IHU On-Line - Que desafios comuns podemos encontrar no presente diálogo inter-religioso e no diálogo da religião com a ciência?
Reinhold Bernhardt - Nós nos encontramos em face de enormes problemas globais e locais, que exigem esforços comuns das religiões. O “diálogo da vida” é cada vez mais importante. Recentemente, 138 líderes religiosos muçulmanos se dirigiram em carta aberta aos responsáveis das igrejas cristãs e convidaram para um diálogo na base do comum mandamento do amor a Deus e ao próximo. Este é um sinal importante para uma aproximação – precisamente em vista das atualmente tensas relações entre o cristianismo e o islã. Para o Brasil, também o diálogo intra-cristão com as igrejas carismáticas livres desempenhará importante papel.

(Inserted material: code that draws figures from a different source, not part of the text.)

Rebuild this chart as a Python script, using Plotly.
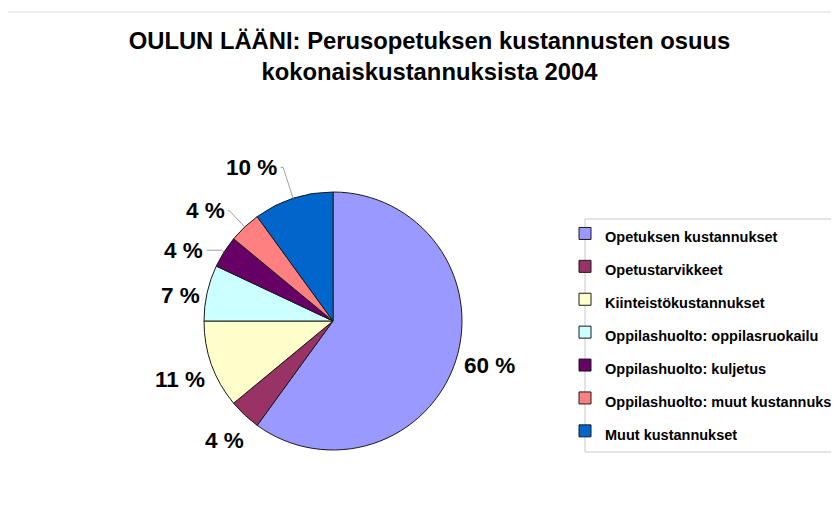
import math
import plotly.graph_objects as go

# kustannuserät ja osuudet (%)
categories = [
    "Opetuksen kustannukset",
    "Opetustarvikkeet",
    "Kiinteistökustannukset",
    "Oppilashuolto: oppilasruokailu",
    "Oppilashuolto: kuljetus",
    "Oppilashuolto: muut kustannukset",
    "Muut kustannukset",
]
shares = [60, 4, 11, 7, 4, 4, 10]
colors = ["#9999FF", "#993366", "#FFFFCC", "#CCFFFF", "#660066", "#FF8080", "#0066CC"]

# label placement (style): distance from centre in px, angular nudge in degrees, leader line
label_dist = [163, 161, 164, 155, 165, 169, 174]
label_nudge = [-2, -1, -1, -3, -7, -6, -10]
leader = [False, False, False, False, True, True, True]

W, H = 839, 524
OFF = 8  # page body margin
cx, cy, r = 333 - OFF, 321 - OFF, 129


def px(x):
    return (x - OFF) / W


def py(y):
    return 1 - (y - OFF) / H


fig = go.Figure()
fig.add_trace(go.Pie(
    labels=[f'<span style="font-size:14.5px">{c}</span>' for c in categories],
    values=shares,
    textinfo="none",
    sort=False,
    direction="clockwise",
    rotation=0,
    marker=dict(colors=colors, line=dict(color="#1a1a1a", width=1)),
    domain=dict(x=[(cx - r) / W, (cx + r) / W], y=[1 - (cy + r) / H, 1 - (cy - r) / H]),
    hoverinfo="label+percent",
))

# percentage labels around the pie, from the slice mid-angles
annotations = []
shapes = []
total = sum(shares)
cum = 0
for i, v in enumerate(shares):
    mid = (cum + v / 2) / total * 360
    cum += v
    a = math.radians(mid + label_nudge[i])
    lx = cx + label_dist[i] * math.sin(a)
    ly = cy - label_dist[i] * math.cos(a)
    txt = f"{v} %"
    annotations.append(dict(
        x=lx / W, y=1 - ly / H, xref="paper", yref="paper", text=f"<b>{txt}</b>",
        showarrow=False, xanchor="center", yanchor="middle",
        font=dict(size=22.5, family="Arial, Liberation Sans", color="black"),
    ))
    if leader[i]:
        am = math.radians(mid)
        ex, ey = cx + r * math.sin(am), cy - r * math.cos(am)
        t = (cy - ly) / (r * math.cos(am))
        bx = cx + r * t * math.sin(am)
        right = lx + len(txt) * 6.6 + 3
        path = f"M {ex / W},{1 - ey / H} L {bx / W},{1 - ly / H} L {right / W},{1 - ly / H}"
        shapes.append(dict(type="path", xref="paper", yref="paper", path=path,
                           line=dict(color="#a0a0a0", width=1)))

fig.update_layout(
    width=W, height=H,
    margin=dict(l=0, r=0, t=0, b=0, autoexpand=False),
    paper_bgcolor="white",
    font=dict(family="Arial, Liberation Sans", color="black"),
    title=dict(
        text="<b>OULUN LÄÄNI: Perusopetuksen kustannusten osuus<br>kokonaiskustannuksista 2004</b>",
        x=px(429.5), xanchor="center", y=py(49), yanchor="top",
        font=dict(size=23.8, family="Arial, Liberation Sans", color="black"),
    ),
    legend=dict(
        x=px(565), xanchor="left", y=py(212), yanchor="top",
        borderwidth=0, bgcolor="rgba(0,0,0,0)",
        font=dict(size=23, family="Arial, Liberation Sans", color="black", weight="bold"),
    ),
    showlegend=True,
    annotations=annotations,
    shapes=[
        dict(type="rect", xref="paper", yref="paper", x0=px(5), x1=1.01, y0=-0.01, y1=py(12),
             line=dict(color="#dcdcdc", width=1)),
        dict(type="rect", xref="paper", yref="paper", x0=px(585), x1=1.02, y0=py(452), y1=py(219),
             line=dict(color="#c8c8c8", width=1), fillcolor="white", layer="below"),
    ] + shapes,
)

fig.write_html("out.html")
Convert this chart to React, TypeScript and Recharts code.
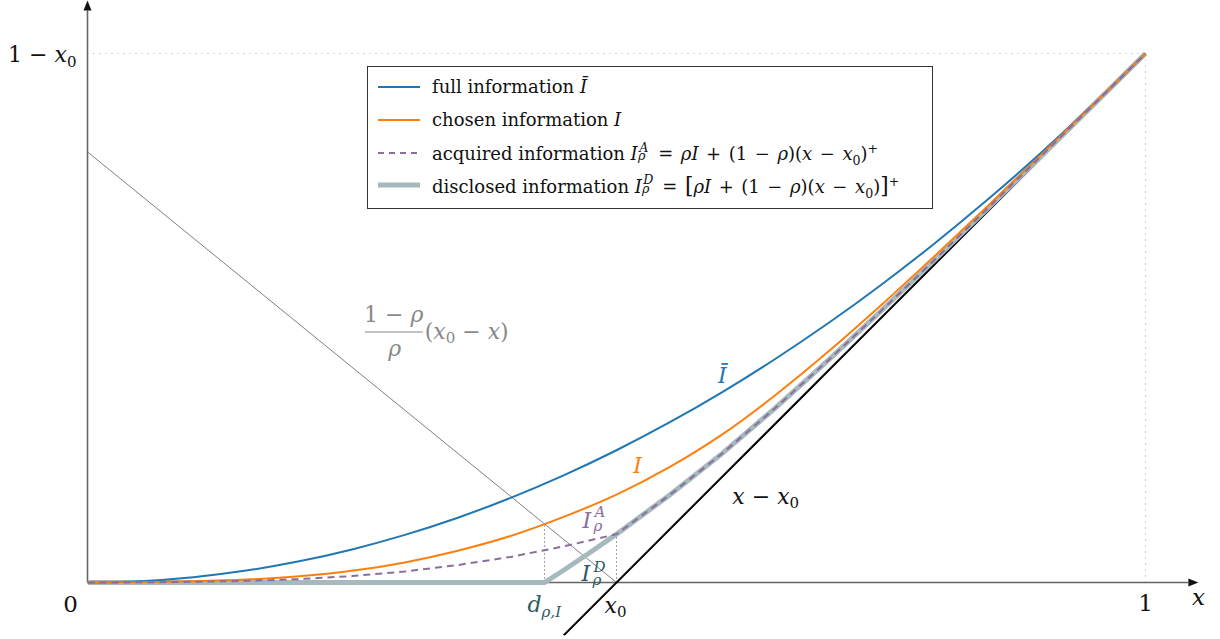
import React from 'react';
import { ComposedChart, Line, XAxis, YAxis, ReferenceLine, ReferenceDot, Legend } from 'recharts';

// sample points on the x axis (x0 = 0.5)
const xs = [0, 0.05, 0.1, 0.15, 0.2, 0.25, 0.3, 0.35, 0.4, 0.45, 0.5, 0.55, 0.6, 0.65, 0.7, 0.75, 0.8, 0.85, 0.9, 0.95, 1];

// full information Ī
const fullInfo = [0, 0.00125, 0.005, 0.01125, 0.02, 0.03125, 0.045, 0.06125, 0.08, 0.10125, 0.125, 0.15125, 0.18, 0.21125, 0.245, 0.28125, 0.32, 0.36125, 0.405, 0.45125, 0.5];

// chosen information I
const chosenInfo = [0, 0.0003, 0.0012, 0.0028, 0.0058, 0.011, 0.019, 0.03, 0.044, 0.062, 0.083, 0.109, 0.14, 0.177, 0.218, 0.262, 0.308, 0.355, 0.403, 0.451, 0.5];

// acquired information I^A
const acquiredInfo = [0, 0.00017, 0.00066, 0.00154, 0.0032, 0.00605, 0.01045, 0.0165, 0.0242, 0.0341, 0.0457, 0.0825, 0.122, 0.1649, 0.2099, 0.2566, 0.3044, 0.3528, 0.4017, 0.4506, 0.5];

// disclosed information I^D (kink at d)
const disclosedX = [0, 0.432, 0.45, 0.475, 0.5, 0.55, 0.6, 0.65, 0.7, 0.75, 0.8, 0.85, 0.9, 0.95, 1];
const disclosedInfo = [0, 0, 0.0116, 0.0284, 0.0457, 0.0825, 0.122, 0.1649, 0.2099, 0.2566, 0.3044, 0.3528, 0.4017, 0.4506, 0.5];

// straight lines
const diagX = [0.45, 1];
const diagY = [-0.05, 0.5];
const greyX = [0, 0.5];
const greyY = [0.407, 0];

const X0 = 0.5;
const D_POINT = 0.432;
const I_AT_D = 0.0543;

const toRows = (x: number[], y: number[]) => x.map((v, i) => ({ x: v, y: y[i] }));

const fullData = toRows(xs, fullInfo);
const chosenData = toRows(xs, chosenInfo);
const acquiredData = toRows(xs, acquiredInfo);
const disclosedData = toRows(disclosedX, disclosedInfo);
const diagData = toRows(diagX, diagY);
const greyData = toRows(greyX, greyY);

const FONT = '"DejaVu Serif", serif';
const TEAL = '#2c5b63';
const PURPLE = '#8c6e9e';
const GREY = '#888';

// axis line with arrow head
const ArrowAxis = (props: any) => {
  const { x1, y1, x2, y2 } = props;
  const dx = x2 - x1;
  const dy = y2 - y1;
  const len = Math.hypot(dx, dy) || 1;
  const ux = dx / len;
  const uy = dy / len;
  const L = 10;
  const W = 4;
  const bx = x2 - ux * L;
  const by = y2 - uy * L;
  const pts = `${x2},${y2} ${bx - uy * W},${by + ux * W} ${bx + uy * W},${by - ux * W}`;
  return (
    <g>
      <line x1={x1} y1={y1} x2={bx} y2={by} stroke="#666" strokeWidth={1.6} />
      <polygon points={pts} fill="#111" />
    </g>
  );
};

const txt = { fontFamily: FONT };

// labels, positioned from a data point
const labelShapes: Record<string, (cx: number, cy: number) => React.ReactNode> = {
  oneMinusX0: (cx, cy) => (
    <text x={cx - 11} y={cy + 8} textAnchor="end" fontSize={22} fill="#111" style={txt}>
      1 − <tspan fontStyle="italic">x</tspan><tspan fontSize={15} dy={5}>0</tspan>
    </text>
  ),
  zero: (cx, cy) => (
    <text x={cx - 17} y={cy + 29.5} textAnchor="middle" fontSize={23} fill="#111" style={txt}>0</text>
  ),
  one: (cx, cy) => (
    <text x={cx} y={cy + 28.5} textAnchor="middle" fontSize={23} fill="#111" style={txt}>1</text>
  ),
  xAxisName: (cx, cy) => (
    <text x={cx} y={cy + 22.5} textAnchor="middle" fontSize={23} fontStyle="italic" fill="#111" style={txt}>x</text>
  ),
  x0: (cx, cy) => (
    <text x={cx - 12} y={cy + 30.5} fontSize={22} fill="#111" style={txt}>
      <tspan fontStyle="italic">x</tspan><tspan fontSize={15} dy={4}>0</tspan>
    </text>
  ),
  d: (cx, cy) => (
    <g style={txt} fill={TEAL}>
      <text x={cx - 17} y={cy + 29.5} fontSize={22} fontStyle="italic">d</text>
      <text x={cx - 3} y={cy + 34} fontSize={15} fontStyle="italic">ρ,I</text>
    </g>
  ),
  iA: (cx, cy) => (
    <g style={txt} fill={PURPLE}>
      <text x={cx - 34} y={cy - 6} fontSize={22} fontStyle="italic">I</text>
      <text x={cx - 22} y={cy - 17} fontSize={15} fontStyle="italic">A</text>
      <text x={cx - 23} y={cy - 3} fontSize={15} fontStyle="italic">ρ</text>
    </g>
  ),
  iD: (cx, cy) => (
    <g style={txt} fill={TEAL}>
      <text x={cx - 35} y={cy - 2} fontSize={22} fontStyle="italic">I</text>
      <text x={cx - 23} y={cy - 11} fontSize={15} fontStyle="italic">D</text>
      <text x={cx - 24} y={cy + 2} fontSize={15} fontStyle="italic">ρ</text>
    </g>
  ),
  iBar: (cx, cy) => (
    <text x={cx} y={cy - 9} textAnchor="middle" fontSize={22} fontStyle="italic" fill="#1f77b4" style={txt}>Ī</text>
  ),
  iChosen: (cx, cy) => (
    <text x={cx + 21} y={cy - 22} textAnchor="middle" fontSize={22} fontStyle="italic" fill="#ff7f0e" style={txt}>I</text>
  ),
  diag: (cx, cy) => (
    <text x={cx + 10} y={cy + 6} fontSize={22} fill="#111" style={txt}>
      <tspan fontStyle="italic">x</tspan> − <tspan fontStyle="italic">x</tspan><tspan fontSize={15} dy={4}>0</tspan>
    </text>
  ),
  fraction: (cx, cy) => (
    <g style={txt} fill={GREY}>
      <text x={cx + 29} y={cy + 4} textAnchor="middle" fontSize={22}>
        1 − <tspan fontStyle="italic">ρ</tspan>
      </text>
      <line x1={cx} x2={cx + 58} y1={cy + 14} y2={cy + 14} stroke={GREY} strokeWidth={1.2} />
      <text x={cx + 30} y={cy + 38} textAnchor="middle" fontSize={22} fontStyle="italic">ρ</text>
      <text x={cx + 60} y={cy + 21} fontSize={22}>
        (<tspan fontStyle="italic">x</tspan><tspan fontSize={15} dy={4}>0</tspan><tspan dy={-4}> − </tspan><tspan fontStyle="italic">x</tspan>)
      </text>
    </g>
  ),
};

const labelAnchors = [
  { key: 'oneMinusX0', x: 0, y: 0.5 },
  { key: 'zero', x: 0, y: 0 },
  { key: 'one', x: 1, y: 0 },
  { key: 'xAxisName', x: 1.05, y: 0 },
  { key: 'x0', x: X0, y: 0 },
  { key: 'd', x: D_POINT, y: 0 },
  { key: 'iA', x: X0, y: 0.0457 },
  { key: 'iD', x: X0, y: 0 },
  { key: 'iBar', x: 0.6, y: 0.18 },
  { key: 'iChosen', x: X0, y: 0.083 },
  { key: 'diag', x: 0.6, y: 0.08 },
  { key: 'fraction', x: 0.262, y: 0.25 },
];

// stacked superscript / subscript after a symbol (legend)
const SubSup = ({ sup, sub }: { sup: string; sub: string }) => (
  <span style={{ display: 'inline-block', position: 'relative', width: '0.72em', height: '1em', verticalAlign: 'baseline' }}>
    <span style={{ position: 'absolute', left: '0.12em', top: '-0.02em', fontSize: '0.7em', fontStyle: 'italic', lineHeight: 1 }}>{sup}</span>
    <span style={{ position: 'absolute', left: '0.02em', top: '0.64em', fontSize: '0.7em', fontStyle: 'italic', lineHeight: 1 }}>{sub}</span>
  </span>
);

// math operator with a little extra room around it
const Op = ({ c }: { c: string }) => <span style={{ margin: '0 0.42em' }}>{c}</span>;

const sub0 = <sub style={{ fontSize: '0.7em', lineHeight: 0 }}>0</sub>;
const supPlus = <sup style={{ fontSize: '0.7em', lineHeight: 0 }}>+</sup>;

const legendRows = [
  { key: 'full', stroke: '#1f77b4', width: 2, dash: undefined, label: <>full information <i>Ī</i></> },
  { key: 'chosen', stroke: '#ff7f0e', width: 2, dash: undefined, label: <>chosen information <i>I</i></> },
  {
    key: 'acquired', stroke: PURPLE, width: 2, dash: '6 5',
    label: (
      <>acquired information <i>I</i><SubSup sup="A" sub="ρ" /><Op c="=" /><i>ρI</i><Op c="+" />(1<Op c="−" /><i>ρ</i>)(<i>x</i><Op c="−" /><i>x</i>{sub0}){supPlus}</>
    ),
  },
  {
    key: 'disclosed', stroke: '#a6b9bd', width: 5, dash: undefined,
    label: (
      <>disclosed information <i>I</i><SubSup sup="D" sub="ρ" /><Op c="=" /><span style={{ fontSize: '1.2em' }}>[</span><i>ρI</i><Op c="+" />(1<Op c="−" /><i>ρ</i>)(<i>x</i><Op c="−" /><i>x</i>{sub0})<span style={{ fontSize: '1.2em' }}>]</span>{supPlus}</>
    ),
  },
];

const LegendBox = () => (
  <div
    style={{
      width: 566, height: 143, boxSizing: 'border-box', border: '1px solid #333', background: '#fff',
      fontFamily: FONT, fontSize: 18, color: '#111', paddingTop: 4,
    }}
  >
    {legendRows.map((row) => (
      <div key={row.key} style={{ height: 32.7, display: 'flex', alignItems: 'center', whiteSpace: 'nowrap', lineHeight: 1 }}>
        <svg width={54} height={12} style={{ marginLeft: 10, flex: 'none' }}>
          <line x1={0} x2={42} y1={6} y2={6} stroke={row.stroke} strokeWidth={row.width} strokeDasharray={row.dash} />
        </svg>
        <span>{row.label}</span>
      </div>
    ))}
  </div>
);

export default function App() {
  return (
    <div style={{ position: 'absolute', left: 0, top: 0, width: 1220, height: 639, background: '#fff' }}>
      <ComposedChart width={1220} height={639} margin={{ top: 0.6, right: 21.6, bottom: 3.6, left: 87.5 }}>
        <XAxis type="number" dataKey="x" domain={[0, 1.05]} hide allowDataOverflow />
        <YAxis type="number" dataKey="y" domain={[-0.05, 0.55]} hide allowDataOverflow />

        <ReferenceLine segment={[{ x: 0, y: 0.5 }, { x: 1, y: 0.5 }]} stroke="#aaa" strokeDasharray="1 5" ifOverflow="visible" />
        <ReferenceLine segment={[{ x: 1, y: 0 }, { x: 1, y: 0.5 }]} stroke="#aaa" strokeDasharray="1 5" ifOverflow="visible" />
        <ReferenceLine segment={[{ x: D_POINT, y: 0 }, { x: D_POINT, y: I_AT_D }]} stroke="#444" strokeDasharray="1 3" ifOverflow="visible" />
        <ReferenceLine segment={[{ x: X0, y: 0 }, { x: X0, y: 0.0457 }]} stroke="#444" strokeDasharray="1 3" ifOverflow="visible" />

        <ReferenceLine segment={[{ x: 0, y: 0 }, { x: 0, y: 0.55 }]} shape={ArrowAxis} ifOverflow="visible" />
        <ReferenceLine segment={[{ x: 0, y: 0 }, { x: 1.05, y: 0 }]} shape={ArrowAxis} ifOverflow="visible" />

        <Line data={greyData} dataKey="y" type="linear" stroke="#808080" strokeWidth={1} dot={false} activeDot={false} isAnimationActive={false} />
        <Line data={diagData} dataKey="y" type="linear" stroke="#000" strokeWidth={2} dot={false} activeDot={false} isAnimationActive={false} />
        <Line data={disclosedData} dataKey="y" type="linear" stroke="#a6b9bd" strokeWidth={5} dot={false} activeDot={false} isAnimationActive={false} />
        <Line data={fullData} dataKey="y" type="monotone" stroke="#1f77b4" strokeWidth={2} dot={false} activeDot={false} isAnimationActive={false} />
        <Line data={chosenData} dataKey="y" type="monotone" stroke="#ff7f0e" strokeWidth={2} dot={false} activeDot={false} isAnimationActive={false} />
        <Line data={acquiredData} dataKey="y" type="linear" stroke={PURPLE} strokeWidth={2} strokeDasharray="7 5" dot={false} activeDot={false} isAnimationActive={false} />

        {labelAnchors.map((a) => (
          <ReferenceDot
            key={a.key}
            x={a.x}
            y={a.y}
            r={0}
            ifOverflow="visible"
            shape={(p: any) => <g>{labelShapes[a.key](p.cx, p.cy)}</g>}
          />
        ))}

        <Legend
          layout="vertical"
          align="center"
          verticalAlign="middle"
          wrapperStyle={{ left: 367, top: 66, width: 566 }}
          content={LegendBox}
        />
      </ComposedChart>
    </div>
  );
}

No colóquio com os cientistas da natureza, trata-se, no momento, sobretudo de um conflito entre o criacionismo, a narração bíblica da criação, a cosmologia natural científica e a teoria da evolução. Aqui, a teologia acadêmica deve realizar amplo trabalho de esclarecimento, para mostrar que a narração bíblica originária não pode ser entendida como teoria sobre a origem do mundo e que por isso também não pode entrar em concorrência com modelos das ciências naturais.